Convert the attributes of ATO ds to 1 or more MetadataReport.

expand(fname)

fetch(*parts[, dry_run])

format_data_provider(value)

Format the ATO “Source” data attribute as TDC DATA_PROVIDER metadata.

get_agencies()

prepare(aa)

Prepare an empty data set and associated structures.

provides()

read_sheet(ef, sheet_name)

Read a single sheet.

validate_economy(df)

Validate codes for the "ECONOMY" dimension of df against CL_ECONOMY.

transport_data.adb.convert(part: str)[source]#
transport_data.adb.convert_sheet(df: DataFrame, aa: AnnotableArtefact)[source]#

Convert df and aa from read_sheet() into SDMX data structures.

transport_data.adb.dataset_to_metadata_reports(ds: DataSet, msd: MetadataStructureDefinition) Iterable[MetadataReport][source]#

Convert the attributes of ATO ds to 1 or more MetadataReport.

The metadata reports conform to the TDC metadata structure ( org.metadata.get_msd()).

If ds contains per-series values for attributes named “Source”, “Source (2024-11)”, or similar, then additional metadata reports are generated, one for each series (=GEO, or ‘economy’) and each distinct upstream source indicated by these attribute values.

transport_data.adb.expand(fname: str) str[source]#
transport_data.adb.fetch(*parts, dry_run: bool = False)[source]#
transport_data.adb.format_data_provider(value: str) str[source]#

Format the ATO “Source” data attribute as TDC DATA_PROVIDER metadata.

This makes more explicit how the ATO has handled upstream data.

transport_data.adb.get_agencies()[source]#
transport_data.adb.prepare(aa: AnnotableArtefact) Tuple[DataSet, Callable][source]#

Prepare an empty data set and associated structures.

transport_data.adb.provides()[source]#
transport_data.adb.read_sheet(ef: ExcelFile, sheet_name: str) Tuple[DataFrame, AnnotableArtefact][source]#

Read a single sheet.

This function handles the particular layout of sheets in files like those listed in FILES. These combine data and metadata.

  • Row 1 is a title row.

  • Cell range A2:B10 contain a set of metadata fields, with the field name in column A and the value in column B.

  • Rows 11:13 contain no data or metadata; only a link back to a table of contents sheet.

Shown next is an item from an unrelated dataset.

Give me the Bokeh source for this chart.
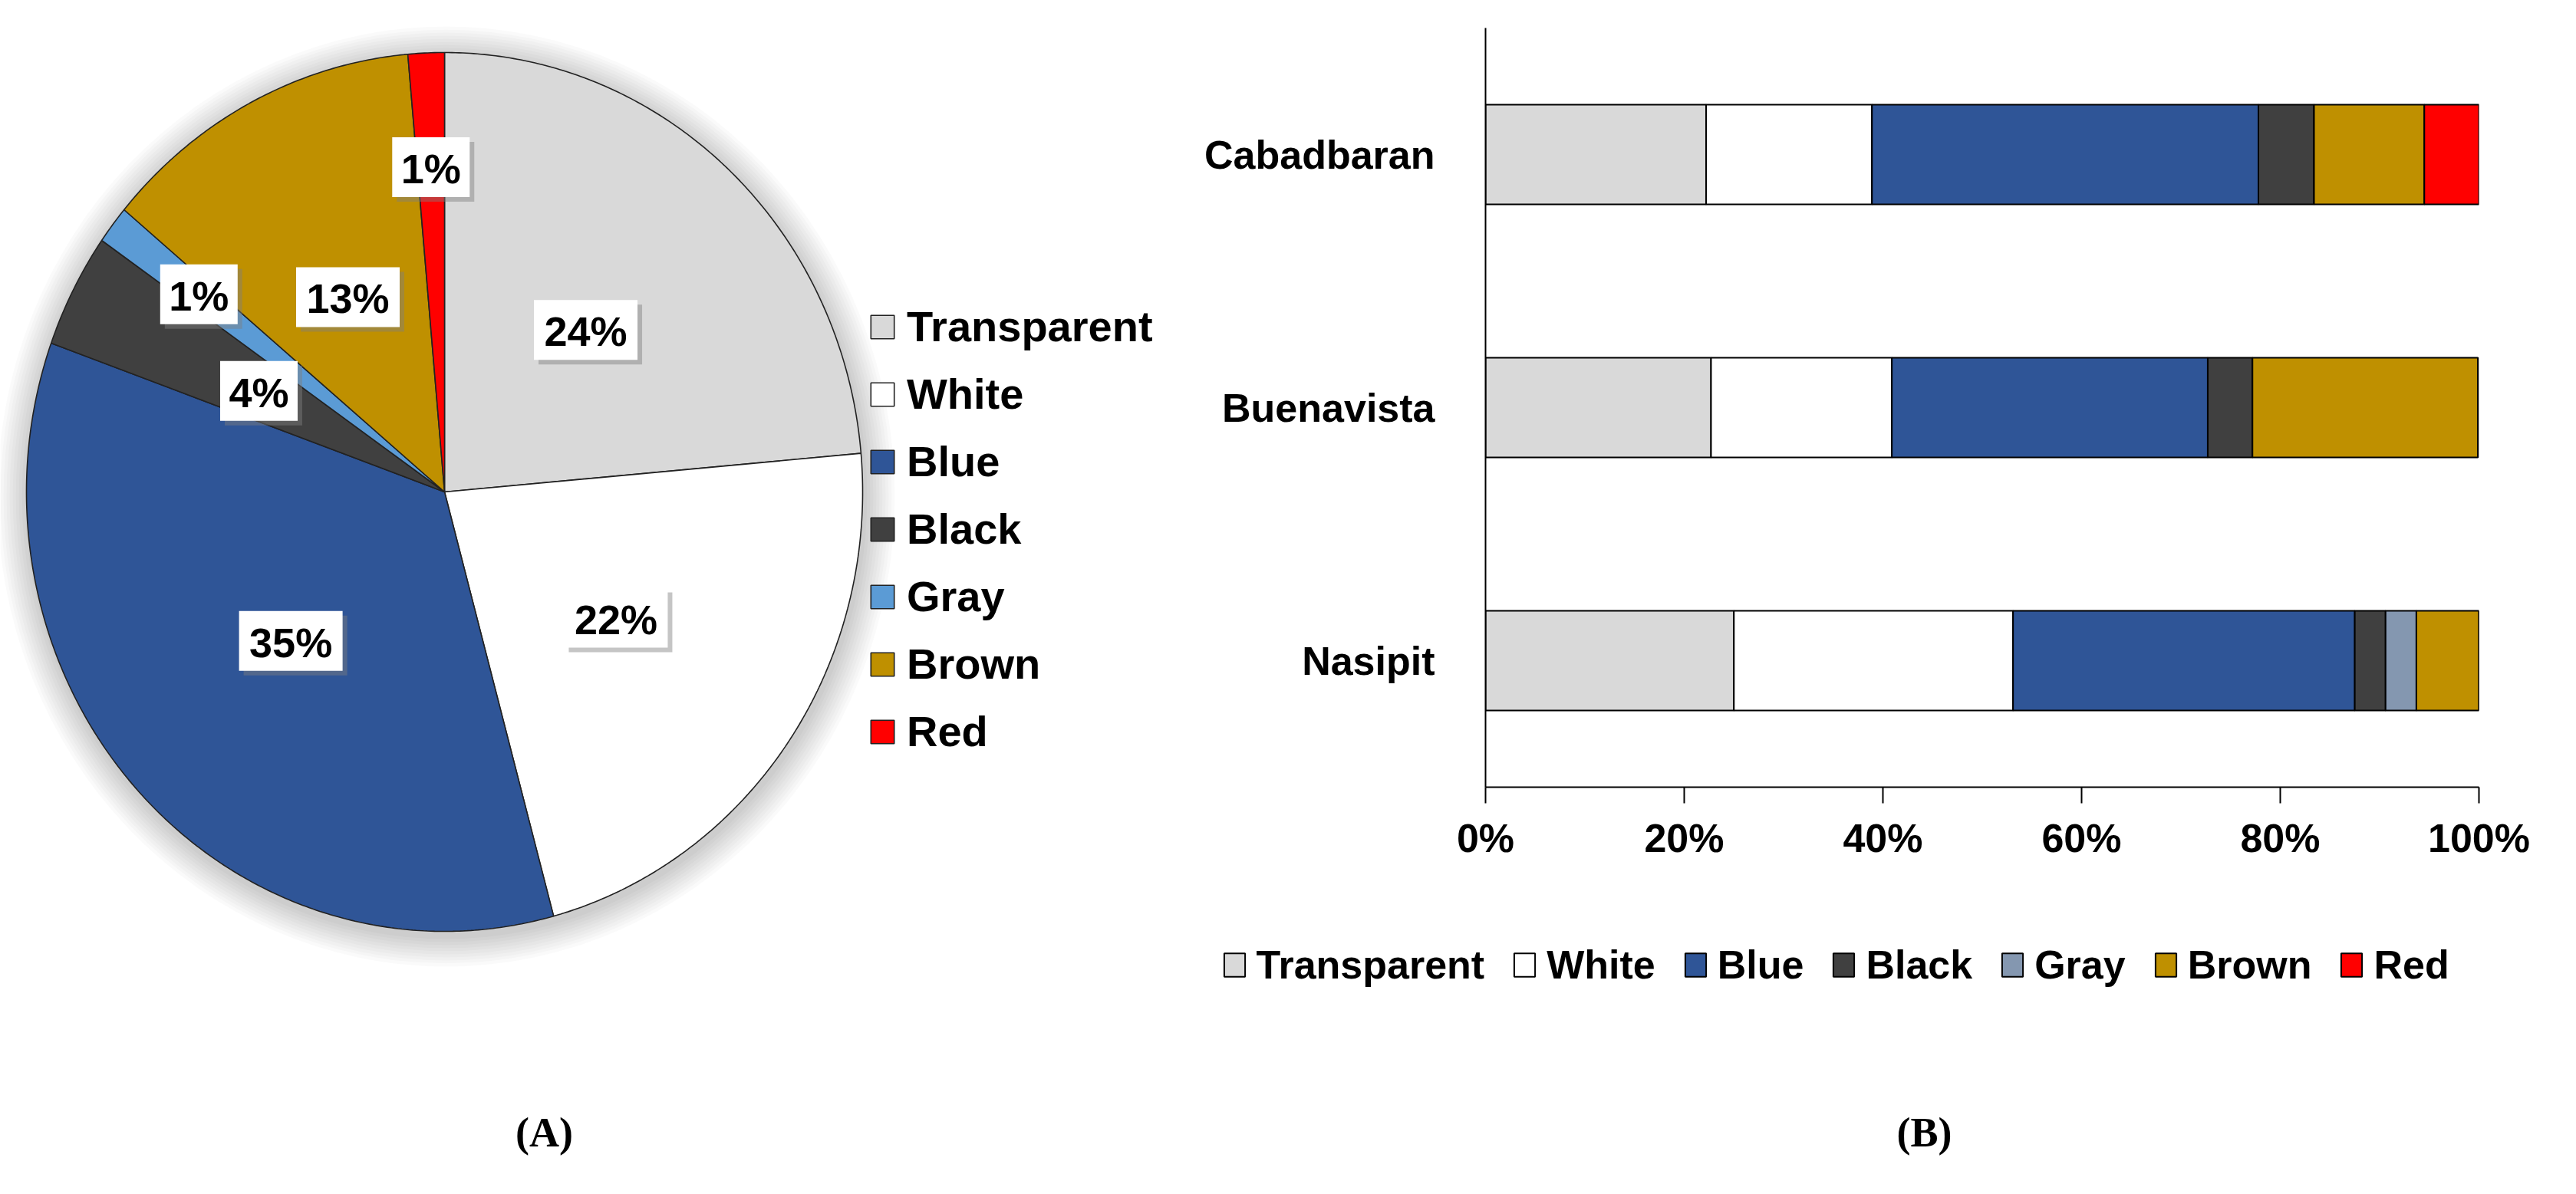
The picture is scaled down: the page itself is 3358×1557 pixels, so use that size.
import numpy as np
from bokeh.plotting import figure
from bokeh.models import (Range1d, FactorRange, Legend, LegendItem, FixedTicker,
                          PrintfTickFormatter, ColumnDataSource)
from bokeh.layouts import row, column
from bokeh.embed import file_html
from bokeh.resources import INLINE
from bokeh.core.properties import value

# ---------------- data ----------------
color_names = ["Transparent", "White", "Blue", "Black", "Gray", "Brown", "Red"]
pie_values = [23.6, 22.2, 34.7, 4.2, 1.4, 12.5, 1.4]          # % of all items
pie_colors = ["#D9D9D9", "#FFFFFF", "#2F5597", "#404040", "#5B9BD5", "#BF9000", "#FF0000"]

sites = ["Cabadbaran", "Buenavista", "Nasipit"]
transparent = [22.2, 22.7, 25.0]
white = [16.7, 18.2, 28.1]
blue = [38.9, 31.8, 34.4]
black = [5.6, 4.5, 3.1]
gray = [0.0, 0.0, 3.1]
brown = [11.1, 22.7, 6.3]
red = [5.6, 0.0, 0.0]
bar_colors = ["#D9D9D9", "#FFFFFF", "#2F5597", "#404040", "#8497B0", "#BF9000", "#FF0000"]
x_ticks = [0, 20, 40, 60, 80, 100]
captions = ["(A)", "(B)"]

FONT = "Liberation Sans"
PAGE_W, PAGE_H, M = 3342, 1541, 8


def blank_fig(x0, x1, y0, y1):
    """figure whose frame fills it; data coordinates = page pixel coordinates"""
    f = figure(width=x1 - x0, height=y1 - y0, x_range=Range1d(x0, x1), y_range=Range1d(y1, y0),
               output_backend="svg", toolbar_location=None, min_border=0,
               x_axis_location=None, y_axis_location=None, frame_align=False)
    f.grid.visible = False
    f.outline_line_color = None
    return f


# ---------------- panel A : pie ----------------
FA_R = 1548
pa = blank_fig(M, FA_R, M, M + PAGE_H)

cx, cy, rx, ry = 587, 649, 545, 573

# soft shadow around the pie
for k in range(10):
    d = 4 * (k + 1)
    pa.ellipse(x=cx + 2, y=cy + 6, width=2 * (rx + d), height=2 * (ry + d),
               fill_color="black", fill_alpha=0.018, line_color=None)

vals = np.array(pie_values, dtype=float)
fr = vals / vals.sum()
ends = np.cumsum(fr) * 2 * np.pi
starts = ends - fr * 2 * np.pi
xs, ys = [], []
for a0, a1 in zip(starts, ends):
    t = np.linspace(a0, a1, max(4, int(np.degrees(a1 - a0) * 2) + 2))
    xs.append(np.concatenate([[cx], cx + rx * np.sin(t), [cx]]).tolist())
    ys.append(np.concatenate([[cy], cy - ry * np.cos(t), [cy]]).tolist())
pie_src = ColumnDataSource(dict(xs=xs, ys=ys, color=pie_colors, name=color_names))
pr = pa.patches("xs", "ys", source=pie_src, fill_color="color", line_color="#222222", line_width=1.6)

# data labels
mids = (starts + ends) / 2
rf = np.where(vals >= 3, 0.5, 0.74)
lx = cx + rf * rx * np.sin(mids)
ly = cy - rf * ry * np.cos(mids)
texts = [f"{int(v + 0.5)}%" for v in vals]
widths = [34 * len(t) + 33 for t in texts]
pa.rect(lx + 6, ly + 6, widths, 78, fill_color="#7f7f7f", fill_alpha=0.45, line_color=None)
pa.rect(lx, ly, widths, 78, fill_color="white", line_color=None)
pa.text(lx, ly + 2, text=texts, text_font=value(FONT), text_font_style="bold",
        text_font_size="54px", text_align="center", text_baseline="middle", text_color="black")

# legend A (frame-relative, bottom-left anchored)
ITEM_H, SPACING, PAD = 64, 23, 10
leg_top = 430 - ITEM_H / 2 - PAD
leg_h = 2 * PAD + 7 * ITEM_H + 6 * SPACING
leg_a = Legend(items=[LegendItem(label=n, renderers=[pr], index=i) for i, n in enumerate(color_names)],
               location=(1139 - M, (M + PAGE_H) - (leg_top + leg_h)), orientation="vertical",
               glyph_width=38, glyph_height=38, label_standoff=13, spacing=SPACING, padding=PAD,
               label_height=ITEM_H, border_line_color=None, background_fill_alpha=0,
               label_text_font=FONT, label_text_font_style="bold", label_text_font_size="56px",
               label_text_color="black")
pa.add_layout(leg_a)

pa.text([717], [1484], text=[captions[0]], text_font=value("Liberation Serif"), text_font_style="bold",
        text_font_size="54px", text_align="center", text_baseline="middle", text_color="black")

# ---------------- panel B : stacked bars ----------------
FRAME_L, FRAME_R, FRAME_T, FRAME_B = 1944, 3239, 44, 1034
FB_BOTTOM = 1140
pb = figure(width=M + PAGE_W - FA_R, height=FB_BOTTOM - M, y_range=FactorRange(factors=sites[::-1]),
            x_range=Range1d(0, 100), output_backend="svg", toolbar_location=None, frame_align=False,
            min_border_left=FRAME_L - FA_R, min_border_right=(M + PAGE_W) - FRAME_R,
            min_border_top=FRAME_T - M, min_border_bottom=FB_BOTTOM - FRAME_B)
pb.grid.visible = False
pb.outline_line_color = None

bar_src = ColumnDataSource(dict(site=sites, Transparent=transparent, White=white, Blue=blue,
                                Black=black, Gray=gray, Brown=brown, Red=red))
rs = pb.hbar_stack(color_names, y="site", height=130 / 330, fill_color=bar_colors,
                   line_color="black", line_width=2, source=bar_src)

pb.xaxis.ticker = FixedTicker(ticks=x_ticks)
pb.xaxis.formatter = PrintfTickFormatter(format="%d%%")
pb.xaxis.major_tick_out = 21
pb.xaxis.major_tick_in = 0
pb.xaxis.minor_tick_out = 0
pb.xaxis.minor_tick_in = 0
pb.xaxis.major_tick_line_width = 2
pb.xaxis.axis_line_width = 2
pb.xaxis.major_label_standoff = 16
pb.xaxis.major_label_text_font_size = "52px"
pb.yaxis.major_tick_out = 0
pb.yaxis.major_tick_in = 0
pb.yaxis.axis_line_width = 2
pb.yaxis.major_label_standoff = 66
pb.yaxis.major_label_text_font_size = "52px"
for ax in (pb.xaxis, pb.yaxis):
    ax.major_label_text_font = FONT
    ax.major_label_text_font_style = "bold"
    ax.major_label_text_color = "black"
    ax.axis_line_color = "black"
    ax.major_tick_line_color = "black"

# ---------------- panel B : legend + caption strip ----------------
pl = blank_fig(FA_R, M + PAGE_W, FB_BOTTOM, M + PAGE_H)
leg_src = ColumnDataSource(dict(x=[np.nan], y=[np.nan]))
swatches = [pl.rect(x="x", y="y", width=1, height=1, source=leg_src, fill_color=c,
                    line_color="black", line_width=2) for c in bar_colors]
IH_B = 58
leg_b = Legend(items=[LegendItem(label=n, renderers=[r], index=0) for n, r in zip(color_names, swatches)],
               orientation="horizontal",
               location=(1609.5 - 10 - FA_R, (M + PAGE_H) - (1257 + IH_B / 2 + 10)),
               glyph_width=34, glyph_height=38, label_standoff=12, spacing=35, padding=10,
               label_height=IH_B, border_line_color=None, background_fill_alpha=0,
               label_text_font=FONT, label_text_font_style="bold", label_text_font_size="52px",
               label_text_color="black")
pl.add_layout(leg_b)
pl.text([2516], [1484], text=[captions[1]], text_font=value("Liberation Serif"), text_font_style="bold",
        text_font_size="54px", text_align="center", text_baseline="middle", text_color="black")

layout = row(pa, column(pb, pl, spacing=0), spacing=0)
open("out.html", "w").write(file_html(layout, INLINE))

  • Row 14 contains a label “Series” centre-spanned across

  • Row 15 contains column labels, described below.

  • Row 16 and onwards contain data, followed by two blank rows, and two rows with attribution/acknowledgements.

  • Columns labeled (i.e. in row 15) “Economy Code” and “Economy Name” contain codes and names, respectively, for the geographic units.

  • Columns with numeric labels describe time periods, specifically years, that are part of observation keys.

  • Some sheets have additional columns with non-numeric labels like “Remarks”, “Source (2022-04)”, etc.; these give annotations applying to the observations on the same row (i.e. for a single “Economy Code” and 1 or more time periods).

Note

Sheets in the POL category have a different format.

transport_data.adb.validate_economy(df: DataFrame) DataFrame[source]#

Validate codes for the “ECONOMY” dimension of df against CL_ECONOMY.

  • Every unique pair of (Economy Code, Economy Name) is converted to a Code.

  • These are added to CL_ECONOMY. If a Code with the same ID already exists, it is checked for an exact match (name, description, etc.)

  • The “Economy Code” column of df is renamed “ECONOMY”, and contains only values from CL_ECONOMY. The “Economy Name” column is dropped.